Irving was born in the West Country of England and grew up in straitened circumstances. He was raised by his mother and her sister, who were intensely religious and disapproved of his passion for the theatre. He secured an engagement with a repertory company in Sunderland in 1856 and learned his craft in a succession of provincial theatres, and occasionally in London, over the next fourteen years. In 1870 he established himself as a West End actor with a leading role in a long-running play at the Vaudeville Theatre. The impresario H. L. Bateman, proprietor of the Lyceum, then recruited him and Irving soon made a sensational impression in The Bells which propelled him into the front rank of English actors. After Bateman died in 1875 his widow took over the company, which she handed over to Irving in 1878.
With Ellen Terry as his leading lady, over the next twenty-three years Irving made the Lyceum the most important theatre in London. He became particularly associated with the plays of Shakespeare, although most of his productions were of modern works. He engaged leading designers and composers, and became known for the lavishness of his productions, which he presented not only at the Lyceum but on tour in Britain and North America. Despite mannerisms in speech and sometimes ungainly movement, he was known as an intense, magnetic actor who could hold an audience spellbound.
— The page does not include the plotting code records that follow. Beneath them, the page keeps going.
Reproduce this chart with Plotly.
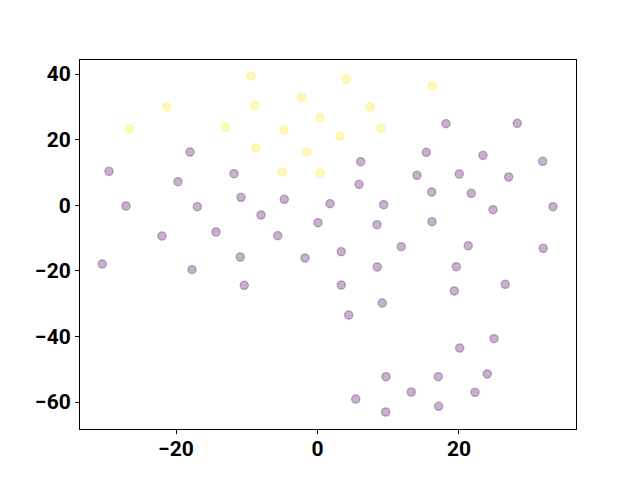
import plotly.graph_objects as go

# Yellow class (label 1)
yellow_x = [-9.40, 4.07, 16.23, -21.31, -2.23, -8.88, 7.46, -26.60, -12.98, -4.73,
            0.35, 3.14, 8.98, -8.73, -1.48, -4.98, 0.35]
yellow_y = [39.39, 38.48, 36.34, 29.94, 32.90, 30.34, 29.94, 23.23, 23.84, 23.02,
            26.80, 21.01, 23.45, 17.53, 16.22, 10.12, 9.82]

# Purple class (label 0)
purple_x = [-18.02, -29.47, -19.72, -11.80, -10.81, -4.69, -27.07, -16.99, -7.99, 0.07,
            1.77, -21.98, -14.35, -5.63, 18.16, 28.24, 15.38, 23.39, 6.11, 31.83,
            14.06, 20.04, 27.02, 5.87, 16.14, 21.74, 9.36, 24.81, 33.29, 8.41,
            16.18, -30.42, -17.74, -10.91, -1.77, -10.35, 3.36, 11.84, 21.31, 31.91,
            8.45, 19.62, 3.36, 26.54, 19.34, 9.16, 4.41, 24.95, 20.10, 9.68,
            17.07, 24.00, 5.40, 13.26, 22.26, 9.64, 17.13]
purple_y = [16.22, 10.34, 7.16, 9.60, 2.41, 1.80, -0.24, -0.46, -2.99, -5.34,
            0.46, -9.39, -8.17, -9.30, 24.85, 24.97, 16.13, 15.21, 13.26, 13.38,
            9.12, 9.51, 8.60, 6.37, 4.02, 3.63, 0.15, -1.37, -0.46, -5.95,
            -5.03, -17.93, -19.66, -15.79, -16.10, -24.42, -14.18, -12.65, -12.35, -13.14,
            -18.84, -18.75, -24.33, -24.12, -26.16, -29.82, -33.48, -40.70, -43.54, -52.29,
            -52.29, -51.46, -59.09, -56.95, -57.04, -63.05, -61.31]

x_ticks = [-20, 0, 20]
y_ticks = [-60, -40, -20, 0, 20, 40]

def marker(rgb):
    return dict(size=8.3, color=f"rgba({rgb},0.3)",
                line=dict(width=1.3, color=f"rgba({rgb},0.3)"))

fig = go.Figure()
fig.add_trace(go.Scatter(x=purple_x, y=purple_y, mode="markers",
                         marker=marker("68,1,84"), showlegend=False))
fig.add_trace(go.Scatter(x=yellow_x, y=yellow_y, mode="markers",
                         marker=marker("253,231,37"), showlegend=False))

axis_common = dict(showgrid=False, zeroline=False, showline=True, linecolor="black",
                   linewidth=1, mirror=True, ticks="outside", ticklen=4, tickwidth=1,
                   tickcolor="black",
                   tickfont=dict(family="Roboto", size=21, color="black", weight="bold"))

fig.update_xaxes(range=[-33.57, 36.54], tickvals=x_ticks, ticklabelstandoff=-3, **axis_common)
fig.update_yaxes(range=[-68.23, 44.27], tickvals=y_ticks, **axis_common)

fig.update_layout(width=632, height=472, plot_bgcolor="white", paper_bgcolor="white",
                  margin=dict(l=72, r=64, t=52, b=51))

fig.write_html("out.html")
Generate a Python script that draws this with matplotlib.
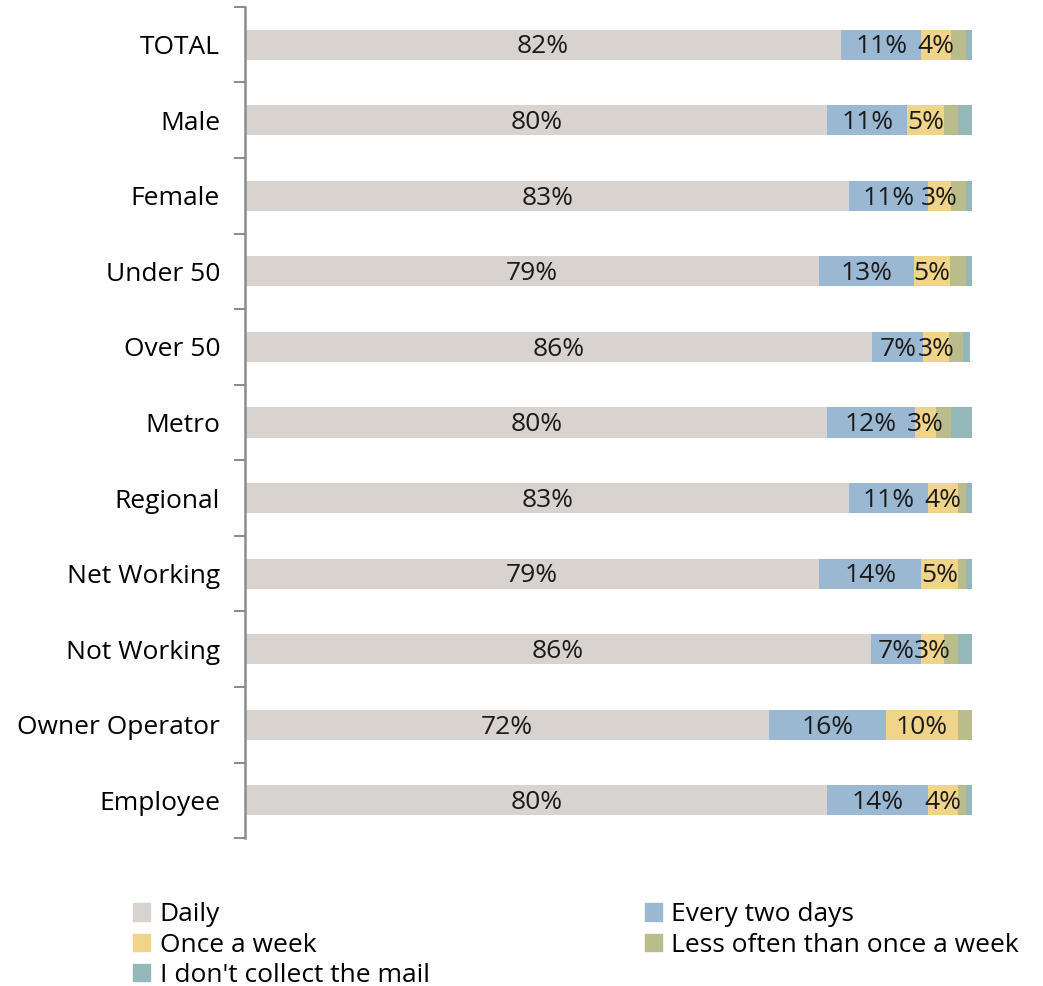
import numpy as np
import matplotlib.pyplot as plt
from matplotlib.patches import Patch

plt.rcParams['font.family'] = ['Open Sans', 'DejaVu Sans']

groups = ['TOTAL', 'Male', 'Female', 'Under 50', 'Over 50', 'Metro', 'Regional',
          'Net Working', 'Not Working', 'Owner Operator', 'Employee']

daily = [82.0, 80.1, 83.1, 79.0, 86.3, 80.1, 83.1, 79.0, 86.1, 72.1, 80.1]
every_two_days = [11.0, 11.0, 10.9, 13.0, 7.0, 12.0, 10.9, 14.0, 6.9, 16.0, 13.9]
once_a_week = [4.1, 5.0, 3.1, 5.0, 3.49, 3.0, 4.0, 5.0, 3.1, 10.0, 4.0]
less_often = [2.0, 1.9, 2.0, 2.1, 2.0, 2.0, 1.1, 1.1, 1.9, 2.0, 1.1]
no_collect = [0.9, 2.0, 0.9, 0.9, 0.9, 3.0, 0.9, 0.9, 2.0, 0.0, 0.9]

series = ['Daily', 'Every two days', 'Once a week',
          'Less often than once a week', "I don't collect the mail"]
colors = ['#D8D3CE', '#9BB8D3', '#F0D48A', '#BABC8C', '#94B8B9']
labelled = [True, True, True, False, False]

fs = 19

fig = plt.figure(figsize=(10.43, 9.86), dpi=100)
ax = fig.add_axes([0.235, 0.150, 0.697, 0.843])

y = np.arange(len(groups))
left = np.zeros(len(groups))
for vals, col, name, lab in zip([daily, every_two_days, once_a_week, less_often, no_collect],
                                colors, series, labelled):
    vals = np.array(vals)
    ax.barh(y, vals, left=left, height=0.4, color=col, label=name, linewidth=0)
    if lab:
        for yi, l, v in zip(y, left, vals):
            ax.text(l + v / 2, yi + 0.03, f'{v:.0f}%', ha='center', va='center',
                    fontsize=fs, color='#1a1a1a')
    left += vals

ax.set_xlim(0, 100)
ax.set_ylim(len(groups) - 0.5, -0.5)
ax.set_yticks(y)
ax.set_yticklabels(groups, fontsize=fs)
ax.tick_params(axis='y', which='major', length=0, pad=18)
ax.set_yticks(np.arange(-0.5, len(groups)), minor=True)
ax.tick_params(axis='y', which='minor', length=8, width=1.5, color='#8c8c8c')
ax.set_xticks([])
for s in ['top', 'right', 'bottom']:
    ax.spines[s].set_visible(False)
ax.spines['left'].set_color('#8c8c8c')
ax.spines['left'].set_linewidth(1.8)

handles = [Patch(color=c) for c in colors]
order = [0, 2, 4, 1, 3]
fig.legend([handles[i] for i in order], [series[i] for i in order],
           loc='lower left', bbox_to_anchor=(0.105, -0.026), ncol=2,
           frameon=False, fontsize=fs, handlelength=0.65, handleheight=0.65,
           handletextpad=0.35, labelspacing=0.2, columnspacing=8.15)

fig.savefig('out.png', dpi=100)
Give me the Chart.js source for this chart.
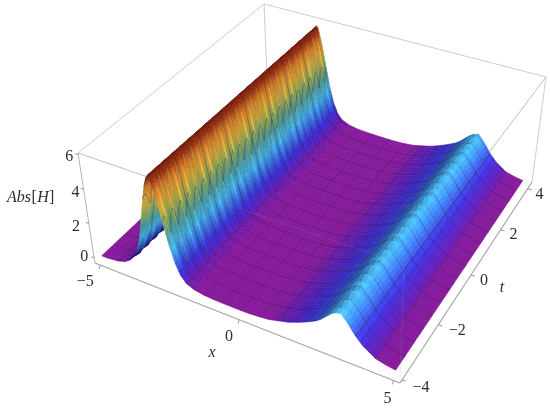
<!DOCTYPE html>
<html><head><meta charset="utf-8">
<style>html,body{margin:0;padding:0;background:#fff}canvas{display:block;filter:blur(0.4px)}</style>
<script src="https://cdn.jsdelivr.net/npm/chart.js@4"></script></head>
<body><canvas id="c" width="550" height="409"></canvas>
<script>
const xGrid=[-5,-4.75,-4.375,-4.1,-3.9,-3.75,-3.6,-3.45,-3.3,-3.125,-3,-2.9,-2.85,-2.8,-2.65,-2.5,-2.35,-2.2,-2.05,-1.875,-1.6,-1.25,-0.95,-0.625,-0.3,0,0.3,0.625,0.95,1.25,1.6,1.875,2.2,2.5,2.65,2.8,3,3.125,3.3,3.5,3.75,4,4.375,4.7,5];
const profile=[0.1,0.11,0.17,0.3,0.5,0.75,1.15,1.8,2.9,4.3,5.3,5.85,6.0,5.85,4.6,3.2,2.0,1.15,0.65,0.36,0.2,0.12,0.09,0.08,0.07,0.07,0.08,0.12,0.18,0.3,0.45,0.62,0.85,1.1,1.27,1.5,1.8,1.93,2.0,1.65,1.1,0.7,0.3,0.17,0.1];
const rippleAmp=[0,0,0.01,0.02,0.04,0.07,0.1,0.18,0.3,0.35,0.2,0.05,0,0.1,0.55,0.6,0.5,0.35,0.2,0.1,0.04,0,0,0,0,0,0,0,0,0,0,0.005,0.01,0.02,0.03,0.04,0.06,0.08,0.09,0.07,0.04,0.015,0.005,0,0];
const rippleByRow=[0.5,1,0.5,-1,0.5,0.95,0.55,-1,0.45,1,0.5,-0.95,0.5,1,0.6,-1,0.5,0.9,0.5,-1,0.55,1,0.45,-1,0.5,1,0.5,-0.9,0.5,1,0.55,-1,0.5,0.95,0.5,-1,0.45,1,0.5,-1,0.6,1,0.5,-0.95,0.5,0.9,0.5,-1,0.5,1,0.55,-1,0.5,1,0.45,-0.9,0.5,1,0.5,-1,0.55,0.95,0.5,-1,0.5,1,0.6,-1,0.45,1,0.5,-0.95,0.5,1,0.5,-1,0.55,0.9,0.5,-1,0.5,1,0.45,-1,0.5,1,0.6,-0.9,0.5,1,0.5,-1,0.5,0.95,0.55,-1,0.5];
const xMesh=[-4.375,-3.75,-3.125,-2.5,-1.875,-1.25,-0.625,0,0.625,1.25,1.875,2.5,3.125,3.75,4.375];
const tMesh=[-3.5,-3,-2.5,-2,-1.5,-1,-0.5,0,0.5,1,1.5,2,2.5,3,3.5];
const xTicks=[-5,0,5], tTicks=[-4,-2,0,2,4], zTicks=[0,2,4,6];
const colorStops=[[0.2,128,24,148],[0.45,92,29,184],[0.9,58,48,218],[1.5,60,130,240],[2.0,75,195,255],[2.7,85,175,175],[3.4,155,195,105],[4.3,245,190,65],[5.1,230,135,48],[5.6,160,58,25],[6.1,105,20,10]];

const T0=-4,TSTEP=1/12,ZCLIP=6.05;
const xBox=[-5.2,5.2],tBox=[-4.1,4.35],zBox=[-0.3,6.1];
const bottomFace=[[95,263],[400,383],[532,182],[268,100]];
const topFace=[[78,153],[404,265],[546,77],[264,4]];
function homography(q){const [[x0,y0],[x1,y1],[x2,y2],[x3,y3]]=q;
 const dx1=x1-x2,dx2=x3-x2,dx3=x0-x1+x2-x3,dy1=y1-y2,dy2=y3-y2,dy3=y0-y1+y2-y3,den=dx1*dy2-dx2*dy1;
 const g=(dx3*dy2-dx2*dy3)/den,h=(dx1*dy3-dx3*dy1)/den;
 return (u,v)=>{const w=g*u+h*v+1;return [((x1-x0+g*x1)*u+(x3-x0+h*x3)*v+x0)/w,((y1-y0+g*y1)*u+(y3-y0+h*y3)*v+y0)/w];};}
const hB=homography(bottomFace),hT=homography(topFace);
function proj(x,t,z){const u=(x-xBox[0])/(xBox[1]-xBox[0]),v=(t-tBox[0])/(tBox[1]-tBox[0]),f=(z-zBox[0])/(zBox[1]-zBox[0]);
 const a=hB(u,v),b=hT(u,v);return {x:a[0]+(b[0]-a[0])*f,y:a[1]+(b[1]-a[1])*f};}
const tRows=rippleByRow.map((_,j)=>T0+j*TSTEP);
const NI=xGrid.length,NJ=tRows.length;
function height(i,j){return Math.min(ZCLIP,profile[i]+rippleAmp[i]*rippleByRow[j]);}
function cmap(z){const s=colorStops;if(z<=s[0][0])return s[0].slice(1);
 for(let k=1;k<s.length;k++)if(z<=s[k][0]){const f=(z-s[k-1][0])/(s[k][0]-s[k-1][0]);return [1,2,3].map(c=>s[k-1][c]+(s[k][c]-s[k-1][c])*f);}
 return s[s.length-1].slice(1);}
const L=[0.5,0.55,0.85];
function shade(i,j){const i0=Math.max(0,i-1),i1=Math.min(NI-1,i+1),j0=Math.max(0,j-1),j1=Math.min(NJ-1,j+1);
 const sx=0.65*(height(i1,j)-height(i0,j))/(xGrid[i1]-xGrid[i0]),st=0.5*(height(i,j1)-height(i,j0))/(tRows[j1]-tRows[j0]);
 const dot=(-sx*L[0]-st*L[1]+L[2])/Math.hypot(sx,st,1);
 let sh=Math.max(0.45,Math.min(1.05,0.52+0.67*dot));
 if(sx>0)sh=Math.max(sh,Math.min(0.85,0.3*sx));
 return sh;}

const painter=[];
function pushLine(data,color,width){painter.push({data,showLine:true,borderColor:color,borderWidth:width,pointRadius:0,fill:false,spanGaps:false});}
const boxEdge='rgb(205,205,205)';
function edge(a,b,color,width){pushLine([proj(...a),proj(...b)],color,width);}
const [X0,X1]=xBox,[T_0,T_1]=tBox,[Z0,Z1]=zBox;
edge([X0,T_1,Z0],[X0,T_1,Z1],boxEdge,1);edge([X0,T_1,Z1],[X1,T_1,Z1],boxEdge,1);edge([X0,T_0,Z1],[X0,T_1,Z1],boxEdge,1);
edge([X0,T_0,Z1],[X1,T_0,Z1],boxEdge,1);edge([X1,T_0,Z1],[X1,T_1,Z1],boxEdge,1);edge([X1,T_1,Z0],[X1,T_1,Z1],boxEdge,1);
edge([X0,T_0,Z0],[X0,T_0,Z1],'rgb(180,180,180)',1);
const meshColor='rgba(45,30,70,0.42)';
function addQuad(i,j,a0,a1){
 const lerp=(p,q,f)=>p+(q-p)*f;
 const xa=lerp(xGrid[i],xGrid[i+1],a0),xb=lerp(xGrid[i],xGrid[i+1],a1);
 const z00=lerp(height(i,j),height(i+1,j),a0),z10=lerp(height(i,j),height(i+1,j),a1),z01=lerp(height(i,j+1),height(i+1,j+1),a0),z11=lerp(height(i,j+1),height(i+1,j+1),a1);
 const pts=[proj(xa,tRows[j],z00),proj(xb,tRows[j],z10),proj(xb,tRows[j+1],z11),proj(xa,tRows[j+1],z01)];pts.push(pts[0]);
 const am=(a0+a1)/2;
 const sh=(lerp(shade(i,j),shade(i+1,j),am)+lerp(shade(i,j+1),shade(i+1,j+1),am))/2;
 const col='rgb('+cmap((z00+z10+z01+z11)/4).map(v=>Math.min(255,Math.round(v*sh))).join(',')+')';
 painter.push({data:pts,showLine:true,borderColor:col,borderWidth:0.6,backgroundColor:col,pointRadius:0,fill:'shape'});
}
for(let i=0;i<NI-1;i++){
 const n=Math.max(1,Math.min(4,Math.ceil(Math.abs(profile[i+1]-profile[i])/0.22)));
 for(let j=NJ-2;j>=0;j--){for(let k=0;k<n;k++)addQuad(i,j,k/n,(k+1)/n);}
 const seg=[];
 for(const tm of tMesh){const j=Math.round((tm-T0)/TSTEP);seg.push(proj(xGrid[i],tRows[j],height(i,j)),proj(xGrid[i+1],tRows[j],height(i+1,j)),{x:null,y:null});}
 pushLine(seg,meshColor,0.8);
 if(xMesh.includes(xGrid[i])){pushLine(tRows.map((t,j)=>proj(xGrid[i],t,height(i,j))),meshColor,0.8);}
}
const faint='rgba(150,150,150,0.2)';
edge([X0,T_0,Z1],[X1,T_0,Z1],faint,1);edge([X1,T_0,Z1],[X1,T_1,Z1],faint,1);edge([X1,T_0,Z0],[X1,T_0,Z1],faint,1);
const front='rgb(165,165,165)';
edge([X0,T_0,Z0],[X1,T_0,Z0],front,1.2);edge([X1,T_0,Z0],[X1,T_1,Z0],front,1.2);
const tickSeg=[];
for(const x of xTicks){const p=proj(x,T_0,Z0);tickSeg.push(p,{x:p.x-1,y:p.y+4},{x:null,y:null});}
for(const t of tTicks){const p=proj(X1,t,Z0);tickSeg.push(p,{x:p.x+4,y:p.y+1},{x:null,y:null});}
for(const z of zTicks){const p=proj(X0,T_0,z);tickSeg.push(p,{x:p.x-3,y:p.y-1},{x:null,y:null});}
pushLine(tickSeg,'rgb(150,150,150)',1);

const serif='16px "Liberation Serif"',serifI='italic 16px "Liberation Serif"';
const xOff=[[-15,17],[-10,17],[-6,18]];
const tOff=[[19,8],[19,6],[13,6],[13,5],[12,6]];
const zOff=[[-10,-1],[-13,3],[-8,4],[-9,2]];
const labelPlugin={id:'axisText',afterDraw(chart){
 const c=chart.ctx,sx=chart.scales.x,sy=chart.scales.y;
 c.save();c.fillStyle='#2e2e2e';c.textAlign='center';c.textBaseline='middle';c.font=serif;
 const put=(txt,p,o)=>c.fillText(txt,sx.getPixelForValue(p.x)+o[0],sy.getPixelForValue(p.y)+o[1]);
 const fmt=v=>String(v).replace('-','\u2212');
 xTicks.forEach((v,i)=>put(fmt(v),proj(v,T_0,Z0),xOff[i]));
 tTicks.forEach((v,i)=>put(fmt(v),proj(X1,v,Z0),tOff[i]));
 zTicks.forEach((v,i)=>put(fmt(v),proj(X0,T_0,v),zOff[i]));
 c.font=serifI;c.fillText('x',212,353);c.fillText('t',502,288);
 c.textAlign='left';let px=7;
 [['Abs',serifI],['[',serif],['H',serifI],[']',serif]].forEach(([s,f])=>{c.font=f;c.fillText(s,px,198);px+=c.measureText(s).width+0.4;});
 c.restore();}};
new Chart(document.getElementById('c'),{type:'scatter',data:{datasets:painter.reverse()},plugins:[labelPlugin],
 options:{responsive:false,animation:false,parsing:false,normalized:true,layout:{padding:0},events:[],
 plugins:{legend:{display:false},tooltip:{enabled:false}},
 scales:{x:{type:'linear',min:0,max:550,display:false},y:{type:'linear',min:0,max:409,reverse:true,display:false}}}});
</script></body></html>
He appeared in roles that displayed nobility and goodness, and others that were malign and evil.
Overwork and financial difficulties undermined Irving's health and led to his leaving the Lyceum in 1902. In his last years his London base was the Theatre Royal, Drury Lane, and he continued to tour the provinces, dying suddenly after a performance in Bradford in October 1905. His ashes were buried in Westminster Abbey.